## Records to use
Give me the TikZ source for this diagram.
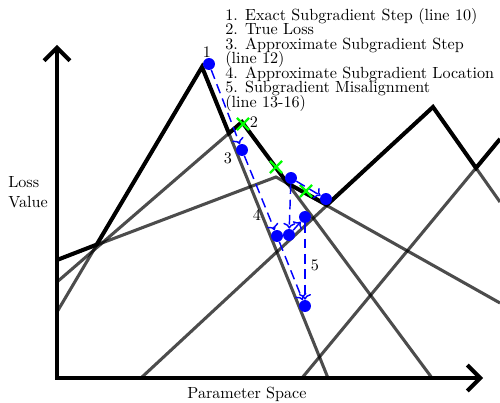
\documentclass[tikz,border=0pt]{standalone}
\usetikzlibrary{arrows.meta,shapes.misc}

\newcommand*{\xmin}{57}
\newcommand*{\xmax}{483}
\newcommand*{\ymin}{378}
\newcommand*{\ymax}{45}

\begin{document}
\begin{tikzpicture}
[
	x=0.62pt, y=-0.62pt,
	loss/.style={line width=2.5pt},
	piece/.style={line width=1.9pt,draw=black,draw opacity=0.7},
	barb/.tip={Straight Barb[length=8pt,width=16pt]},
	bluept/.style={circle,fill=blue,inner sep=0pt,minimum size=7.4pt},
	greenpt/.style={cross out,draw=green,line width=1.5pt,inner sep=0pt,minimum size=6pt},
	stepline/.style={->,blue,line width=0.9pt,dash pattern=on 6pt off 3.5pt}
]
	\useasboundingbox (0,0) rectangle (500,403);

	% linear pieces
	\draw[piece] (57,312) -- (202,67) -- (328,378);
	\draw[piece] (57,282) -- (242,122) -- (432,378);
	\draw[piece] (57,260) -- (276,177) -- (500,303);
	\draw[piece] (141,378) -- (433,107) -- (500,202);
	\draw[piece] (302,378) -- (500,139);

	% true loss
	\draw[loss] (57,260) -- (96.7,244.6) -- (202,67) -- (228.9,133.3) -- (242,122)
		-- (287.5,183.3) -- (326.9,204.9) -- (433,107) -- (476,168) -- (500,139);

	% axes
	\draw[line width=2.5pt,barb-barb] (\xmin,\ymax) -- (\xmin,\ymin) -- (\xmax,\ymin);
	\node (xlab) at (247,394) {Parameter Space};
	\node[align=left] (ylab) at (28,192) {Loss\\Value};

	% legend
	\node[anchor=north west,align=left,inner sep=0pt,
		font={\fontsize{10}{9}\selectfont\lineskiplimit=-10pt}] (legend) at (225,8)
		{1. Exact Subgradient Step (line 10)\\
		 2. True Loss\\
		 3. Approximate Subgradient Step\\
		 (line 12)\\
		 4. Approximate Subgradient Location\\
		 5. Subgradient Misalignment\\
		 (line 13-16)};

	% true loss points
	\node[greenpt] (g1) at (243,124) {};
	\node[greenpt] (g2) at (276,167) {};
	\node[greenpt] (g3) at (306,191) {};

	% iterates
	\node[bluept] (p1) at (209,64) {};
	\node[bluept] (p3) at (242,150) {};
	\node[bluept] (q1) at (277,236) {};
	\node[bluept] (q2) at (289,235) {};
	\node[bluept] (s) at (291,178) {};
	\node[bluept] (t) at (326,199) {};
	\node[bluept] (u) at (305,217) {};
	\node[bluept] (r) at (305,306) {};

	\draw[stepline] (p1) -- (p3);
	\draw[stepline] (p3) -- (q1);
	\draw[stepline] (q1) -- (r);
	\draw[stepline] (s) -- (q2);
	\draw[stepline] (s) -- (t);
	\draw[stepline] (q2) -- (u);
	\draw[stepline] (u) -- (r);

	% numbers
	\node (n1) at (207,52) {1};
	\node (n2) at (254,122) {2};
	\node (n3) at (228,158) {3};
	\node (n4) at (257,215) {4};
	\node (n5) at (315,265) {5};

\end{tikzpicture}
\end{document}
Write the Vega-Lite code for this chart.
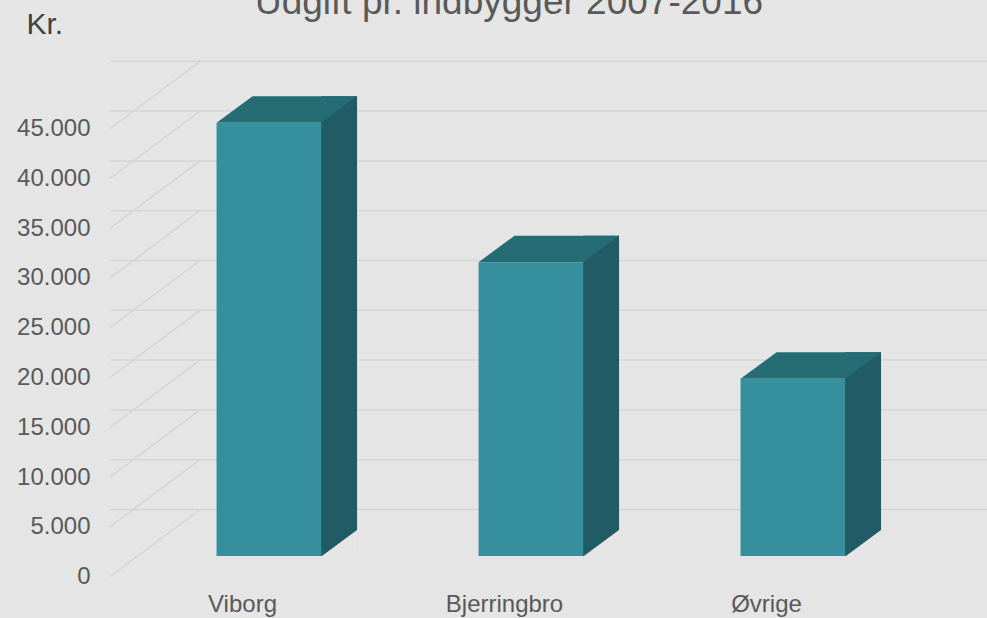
* * *
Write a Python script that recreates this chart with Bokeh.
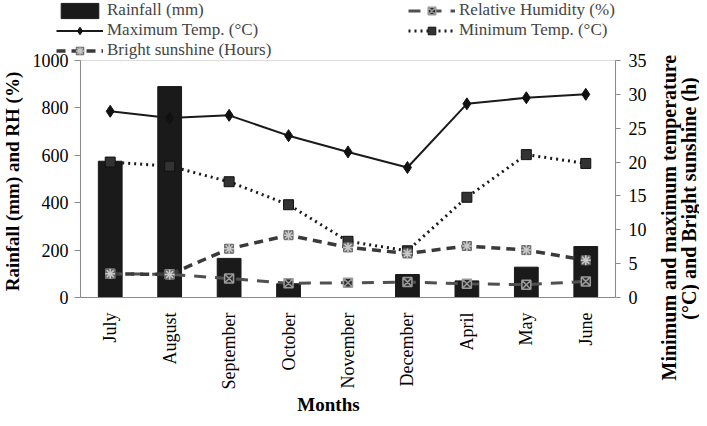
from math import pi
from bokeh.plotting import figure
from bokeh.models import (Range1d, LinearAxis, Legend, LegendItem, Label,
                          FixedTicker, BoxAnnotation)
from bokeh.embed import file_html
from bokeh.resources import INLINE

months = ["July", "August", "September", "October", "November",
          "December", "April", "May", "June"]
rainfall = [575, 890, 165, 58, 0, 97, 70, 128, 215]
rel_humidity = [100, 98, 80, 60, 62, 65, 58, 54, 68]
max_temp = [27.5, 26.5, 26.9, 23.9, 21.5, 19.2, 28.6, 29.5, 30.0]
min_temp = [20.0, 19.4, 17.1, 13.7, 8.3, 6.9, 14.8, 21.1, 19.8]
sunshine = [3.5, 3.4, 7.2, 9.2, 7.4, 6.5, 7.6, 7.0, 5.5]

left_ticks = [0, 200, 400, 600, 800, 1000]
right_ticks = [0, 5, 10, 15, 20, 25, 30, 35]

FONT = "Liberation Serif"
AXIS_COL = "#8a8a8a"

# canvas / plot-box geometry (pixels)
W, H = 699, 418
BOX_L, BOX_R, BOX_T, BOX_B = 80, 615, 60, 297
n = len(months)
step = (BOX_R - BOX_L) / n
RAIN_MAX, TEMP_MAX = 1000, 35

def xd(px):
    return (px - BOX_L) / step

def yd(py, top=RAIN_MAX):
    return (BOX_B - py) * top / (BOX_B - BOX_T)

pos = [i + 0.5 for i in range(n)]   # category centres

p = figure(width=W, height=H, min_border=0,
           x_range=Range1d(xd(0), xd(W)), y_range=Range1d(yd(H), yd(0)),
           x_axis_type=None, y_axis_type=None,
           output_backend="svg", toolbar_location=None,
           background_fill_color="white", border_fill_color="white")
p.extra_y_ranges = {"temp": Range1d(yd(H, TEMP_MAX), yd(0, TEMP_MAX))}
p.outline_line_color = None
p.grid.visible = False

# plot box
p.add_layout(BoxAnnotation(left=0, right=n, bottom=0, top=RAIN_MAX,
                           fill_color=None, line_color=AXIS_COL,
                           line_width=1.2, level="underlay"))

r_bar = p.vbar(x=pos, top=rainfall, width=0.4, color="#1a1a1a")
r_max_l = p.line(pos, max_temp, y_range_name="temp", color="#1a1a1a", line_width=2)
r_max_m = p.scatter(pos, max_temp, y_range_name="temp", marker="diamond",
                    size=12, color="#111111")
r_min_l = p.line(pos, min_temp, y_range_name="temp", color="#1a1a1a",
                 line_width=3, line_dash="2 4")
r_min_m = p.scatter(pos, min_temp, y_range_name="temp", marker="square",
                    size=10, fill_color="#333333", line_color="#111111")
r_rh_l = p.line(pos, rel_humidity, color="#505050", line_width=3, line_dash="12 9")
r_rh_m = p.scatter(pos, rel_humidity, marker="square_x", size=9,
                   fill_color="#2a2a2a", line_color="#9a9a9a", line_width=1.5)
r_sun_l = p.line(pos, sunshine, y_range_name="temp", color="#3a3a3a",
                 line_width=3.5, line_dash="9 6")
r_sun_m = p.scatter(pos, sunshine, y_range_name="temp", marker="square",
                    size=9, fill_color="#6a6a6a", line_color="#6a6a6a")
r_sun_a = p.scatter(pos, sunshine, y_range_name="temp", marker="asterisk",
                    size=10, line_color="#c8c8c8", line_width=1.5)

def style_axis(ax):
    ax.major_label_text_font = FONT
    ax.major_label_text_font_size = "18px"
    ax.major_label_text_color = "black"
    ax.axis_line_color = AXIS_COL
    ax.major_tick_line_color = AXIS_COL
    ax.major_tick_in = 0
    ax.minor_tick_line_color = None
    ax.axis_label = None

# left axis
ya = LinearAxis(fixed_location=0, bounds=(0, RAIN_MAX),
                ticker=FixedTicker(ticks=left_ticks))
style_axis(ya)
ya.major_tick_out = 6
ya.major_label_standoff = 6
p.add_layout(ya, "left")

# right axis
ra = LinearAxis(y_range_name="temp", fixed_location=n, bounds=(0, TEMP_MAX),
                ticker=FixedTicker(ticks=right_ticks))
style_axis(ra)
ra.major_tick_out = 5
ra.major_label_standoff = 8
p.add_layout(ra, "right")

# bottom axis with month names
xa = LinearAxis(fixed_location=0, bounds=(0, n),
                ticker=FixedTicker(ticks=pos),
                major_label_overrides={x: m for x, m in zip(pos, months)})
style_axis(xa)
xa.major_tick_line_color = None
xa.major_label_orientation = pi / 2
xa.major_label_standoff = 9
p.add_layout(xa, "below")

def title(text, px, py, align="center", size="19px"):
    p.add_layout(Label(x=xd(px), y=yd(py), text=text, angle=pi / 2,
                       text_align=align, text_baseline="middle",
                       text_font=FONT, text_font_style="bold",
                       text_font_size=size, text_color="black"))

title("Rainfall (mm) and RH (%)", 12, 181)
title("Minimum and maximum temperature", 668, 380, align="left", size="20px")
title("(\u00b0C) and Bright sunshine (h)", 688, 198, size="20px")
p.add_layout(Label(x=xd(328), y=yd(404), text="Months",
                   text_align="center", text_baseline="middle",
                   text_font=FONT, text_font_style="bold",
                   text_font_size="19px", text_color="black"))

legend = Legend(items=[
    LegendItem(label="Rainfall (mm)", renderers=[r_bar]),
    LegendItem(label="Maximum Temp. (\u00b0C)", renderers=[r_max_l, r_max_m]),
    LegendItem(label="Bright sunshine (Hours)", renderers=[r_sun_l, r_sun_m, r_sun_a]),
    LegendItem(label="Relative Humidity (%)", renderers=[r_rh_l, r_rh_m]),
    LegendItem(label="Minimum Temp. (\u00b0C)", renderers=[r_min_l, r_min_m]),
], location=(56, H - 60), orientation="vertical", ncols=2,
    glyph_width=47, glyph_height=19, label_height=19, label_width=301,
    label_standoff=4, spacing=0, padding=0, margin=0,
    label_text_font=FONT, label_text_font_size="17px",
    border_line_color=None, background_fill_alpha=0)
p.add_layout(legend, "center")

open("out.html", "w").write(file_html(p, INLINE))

## Work required
Repeat exactly, and only, the lines from the one containing "Give me the TikZ source for this diagram." through the one containing "-- (287.5,183.3) -- (326.9,204.9)", both included, without the pictures.

## Answer for this exercise
Give me the TikZ source for this diagram.
\documentclass[tikz,border=0pt]{standalone}
\usetikzlibrary{arrows.meta,shapes.misc}

\newcommand*{\xmin}{57}
\newcommand*{\xmax}{483}
\newcommand*{\ymin}{378}
\newcommand*{\ymax}{45}

\begin{document}
\begin{tikzpicture}
[
	x=0.62pt, y=-0.62pt,
	loss/.style={line width=2.5pt},
	piece/.style={line width=1.9pt,draw=black,draw opacity=0.7},
	barb/.tip={Straight Barb[length=8pt,width=16pt]},
	bluept/.style={circle,fill=blue,inner sep=0pt,minimum size=7.4pt},
	greenpt/.style={cross out,draw=green,line width=1.5pt,inner sep=0pt,minimum size=6pt},
	stepline/.style={->,blue,line width=0.9pt,dash pattern=on 6pt off 3.5pt}
]
	\useasboundingbox (0,0) rectangle (500,403);

	% linear pieces
	\draw[piece] (57,312) -- (202,67) -- (328,378);
	\draw[piece] (57,282) -- (242,122) -- (432,378);
	\draw[piece] (57,260) -- (276,177) -- (500,303);
	\draw[piece] (141,378) -- (433,107) -- (500,202);
	\draw[piece] (302,378) -- (500,139);

	% true loss
	\draw[loss] (57,260) -- (96.7,244.6) -- (202,67) -- (228.9,133.3) -- (242,122)
		-- (287.5,183.3) -- (326.9,204.9) -- (433,107) -- (476,168) -- (500,139);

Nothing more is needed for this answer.